National Institute of Technology Hamirpur, India
Vijay Shankar completed PhD from IIT Roorkee in 2007 and presently working as Associate Professor at Department of Civil Engineering, NIT Hamirpur. He has published more than 40 papers in reputed journals and international and national conference proceedings.
Improved irrigation water management requires precise scheduling of irrigation, which in turn requires an accurate computation of daily crop water use. Crop water use is dependent on soil moisture uptake by plants. Moisture uptake based irrigation scheduling necessitates modeling the water movement in the cropped soil by formulating a numerical model solving the moisture flow equation in the unsaturated soil coupled with a sink term representing moisture uptake by plants. In the present study a numerical model, based on a mass conservative, fully implicit finite difference scheme has been formulated, wherein Richards equation coupled with a non-linear root water uptake term has been subjected to appropriate boundary conditions. The model yields spatial distribution of pressure head and moisture content at successive advancing times in the soil. From the model computed moisture contents, the moisture depletion values at different zones of crop root at different times are computed by numerical integration.
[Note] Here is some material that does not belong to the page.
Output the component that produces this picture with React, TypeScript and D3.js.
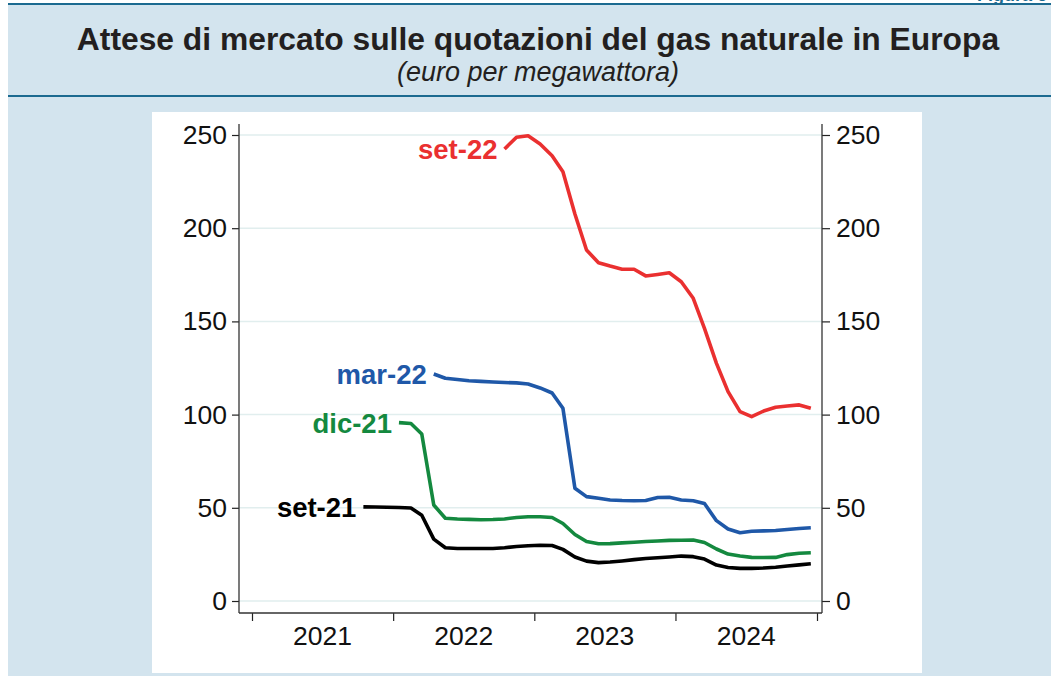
import { useEffect, useRef } from 'react';
import * as d3 from 'd3';

// futures curves (euro/MWh), monthly contracts up to Dec 2024
const set21Start = '2021-10';
const set21 = [50.5, 50.4, 50.3,
  50.2, 49.9, 46.0, 33.2, 28.6, 28.2, 28.2, 28.2, 28.2, 28.6, 29.2, 29.6,
  29.9, 29.8, 27.7, 23.6, 21.4, 20.6, 20.9, 21.5, 22.2, 22.8, 23.2, 23.6,
  24.1, 23.8, 22.5, 19.3, 18.0, 17.5, 17.5, 17.7, 18.1, 18.8, 19.4, 20.0];

const dic21Start = '2022-01';
const dic21 = [95.7, 95.2, 89.6, 51.5, 44.4, 44.0, 43.8, 43.6, 43.7, 44.0, 44.8, 45.2,
  45.2, 44.8, 41.6, 35.7, 31.9, 30.7, 30.8, 31.2, 31.5, 31.9, 32.2, 32.5,
  32.6, 32.7, 31.4, 27.9, 25.2, 24.1, 23.4, 23.3, 23.4, 24.9, 25.6, 25.9];

const mar22Start = '2022-04';
const mar22 = [121.8, 119.5, 118.8, 118.2, 117.8, 117.5, 117.2, 117.0, 116.4,
  114.3, 111.6, 103.4, 60.5, 56.0, 55.1, 54.2, 53.9, 53.8, 53.9, 55.5, 55.6,
  54.2, 53.8, 52.3, 43.1, 38.6, 36.6, 37.4, 37.6, 37.8, 38.4, 38.9, 39.3];

const set22Start = '2022-10';
const set22 = [242.5, 248.8, 249.6,
  245.2, 238.9, 230.3, 207.6, 188.3, 181.5, 179.7, 178.0, 178.0, 174.4, 175.2, 176.1,
  171.3, 162.4, 146.3, 127.5, 112.3, 101.6, 98.9, 101.9, 103.9, 104.6, 105.2, 103.4];

const yTicks = [0, 50, 100, 150, 200, 250];
const years = [2021, 2022, 2023, 2024];

const COLORS: Record<string, string> = {
  'set-21': '#000000',
  'dic-21': '#14893f',
  'mar-22': '#1f58a8',
  'set-22': '#ea3030'
};

const FONT = '"Liberation Sans", Arial, Helvetica, sans-serif';

// month string -> mid month date, then following months
const toPoints = (start: string, values: number[]) => {
  const [y, m] = start.split('-').map(Number);
  return values.map((v, i) => ({ date: new Date(y, m - 1 + i, 16), value: v }));
};

const App = () => {
  const svgRef = useRef<SVGSVGElement>(null);

  useEffect(() => {
    const svg = d3.select(svgRef.current);
    svg.selectAll('*').remove();

    const W = 1051, H = 676;

    // page panel
    svg.append('rect').attr('x', 8).attr('y', 4).attr('width', W - 8).attr('height', H - 4).attr('fill', '#d3e4ee');
    svg.append('line').attr('x1', 8).attr('x2', W).attr('y1', 4).attr('y2', 4).attr('stroke', '#1b6a90').attr('stroke-width', 2);
    svg.append('line').attr('x1', 8).attr('x2', W).attr('y1', 96).attr('y2', 96).attr('stroke', '#1b6a90').attr('stroke-width', 2);

    // figure number, cut by the page top like in the source
    svg.append('text')
      .attr('x', 1047).attr('y', 1)
      .attr('text-anchor', 'end')
      .attr('font-family', FONT).attr('font-weight', 'bold').attr('font-size', 18)
      .attr('fill', '#1b6a90')
      .text('Figura 6');

    svg.append('text')
      .attr('x', 538).attr('y', 50)
      .attr('text-anchor', 'middle')
      .attr('font-family', FONT).attr('font-weight', 'bold').attr('font-size', 31.8)
      .attr('fill', '#231f20')
      .text('Attese di mercato sulle quotazioni del gas naturale in Europa');

    svg.append('text')
      .attr('x', 538).attr('y', 81)
      .attr('text-anchor', 'middle')
      .attr('font-family', FONT).attr('font-style', 'italic').attr('font-size', 27)
      .attr('fill', '#231f20')
      .text('(euro per megawattora)');

    // white graph region
    svg.append('rect').attr('x', 152).attr('y', 112).attr('width', 770).attr('height', 561).attr('fill', '#ffffff');

    const left = 239, right = 822, top = 124, bottom = 613;

    const x = d3.scaleTime()
      .domain([new Date(2021, 0, 1), new Date(2025, 0, 1)])
      .range([252, 817]);

    const y = d3.scaleLinear()
      .domain([0, 250])
      .range([601, 135]);

    // grid
    svg.append('g')
      .selectAll('line')
      .data(yTicks)
      .join('line')
      .attr('x1', left).attr('x2', right)
      .attr('y1', d => y(d)).attr('y2', d => y(d))
      .attr('stroke', '#e1eeee').attr('stroke-width', 1.5);

    const styleAxis = (g: any) => {
      g.selectAll('.domain').remove();
      g.selectAll('.tick line').attr('stroke', '#222').attr('stroke-width', 1.2);
      g.selectAll('.tick text')
        .attr('font-family', FONT).attr('font-size', 26.5).attr('fill', '#111');
    };

    svg.append('g')
      .attr('transform', `translate(${left},0)`)
      .call(d3.axisLeft(y).tickValues(yTicks).tickSize(7).tickPadding(5).tickFormat(d3.format('d')))
      .call(styleAxis);

    svg.append('g')
      .attr('transform', `translate(${right},0)`)
      .call(d3.axisRight(y).tickValues(yTicks).tickSize(8).tickPadding(6).tickFormat(d3.format('d')))
      .call(styleAxis);

    // year boundary ticks
    svg.append('g')
      .attr('transform', `translate(0,${bottom})`)
      .call(d3.axisBottom(x).tickValues(years.concat([2025]).map(yy => new Date(yy, 0, 1))).tickSize(8).tickFormat(() => ''))
      .call(styleAxis);

    // year labels at mid year
    svg.append('g')
      .attr('transform', `translate(0,${bottom})`)
      .call(d3.axisBottom(x).tickValues(years.map(yy => new Date(yy, 6, 1))).tickSize(0).tickPadding(13).tickFormat(d3.timeFormat('%Y') as any))
      .call(styleAxis);

    // axis lines
    const axisColor = '#333';
    svg.append('line').attr('x1', left).attr('x2', left).attr('y1', top).attr('y2', bottom).attr('stroke', axisColor).attr('stroke-width', 1.3);
    svg.append('line').attr('x1', right).attr('x2', right).attr('y1', top).attr('y2', bottom).attr('stroke', axisColor).attr('stroke-width', 1.3);
    svg.append('line').attr('x1', left).attr('x2', right).attr('y1', bottom).attr('y2', bottom).attr('stroke', axisColor).attr('stroke-width', 1.3);

    const series = [
      { name: 'set-21', points: toPoints(set21Start, set21) },
      { name: 'dic-21', points: toPoints(dic21Start, dic21) },
      { name: 'mar-22', points: toPoints(mar22Start, mar22) },
      { name: 'set-22', points: toPoints(set22Start, set22) }
    ];

    const line = d3.line<{ date: Date; value: number }>()
      .x(d => x(d.date))
      .y(d => y(d.value));

    series.forEach(s => {
      svg.append('path')
        .datum(s.points)
        .attr('fill', 'none')
        .attr('stroke', COLORS[s.name])
        .attr('stroke-width', 3.6)
        .attr('stroke-linejoin', 'round')
        .attr('d', line);

      const first = s.points[0];
      svg.append('text')
        .attr('x', x(first.date) - 7)
        .attr('y', y(first.value))
        .attr('dy', '0.36em')
        .attr('text-anchor', 'end')
        .attr('font-family', FONT).attr('font-weight', 'bold').attr('font-size', 27.5)
        .attr('fill', COLORS[s.name])
        .text(s.name);
    });
  }, []);

  return (
    <svg
      ref={svgRef}
      width={1051}
      height={676}
      style={{ position: 'absolute', left: 0, top: 0, display: 'block' }}
    />
  );
};

export default App;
The input data required for prediction of soil moisture uptake by plants includes soil parameters, plant parameters and meteorological parameters to compute evapotranspiration. Field experiments under controlled conditions on a crop “Maize” were performed at Semi-arid and hill-temperate agro-climates of Roorkee and Hamirpur respectively. Study focuses on effect of different plant parameters on moisture uptake prediction. Investigations reveal that measured plant parameters i.e., root length, leaf area index and plant height, are insufficient to accurately predict moisture depletion in upper and lower layers of root zone. This results in improper irrigation schedules. Study puts forward plant parameters which have potential to accurately predict moisture uptake in entire crop root zone and optimised irrigation schedules.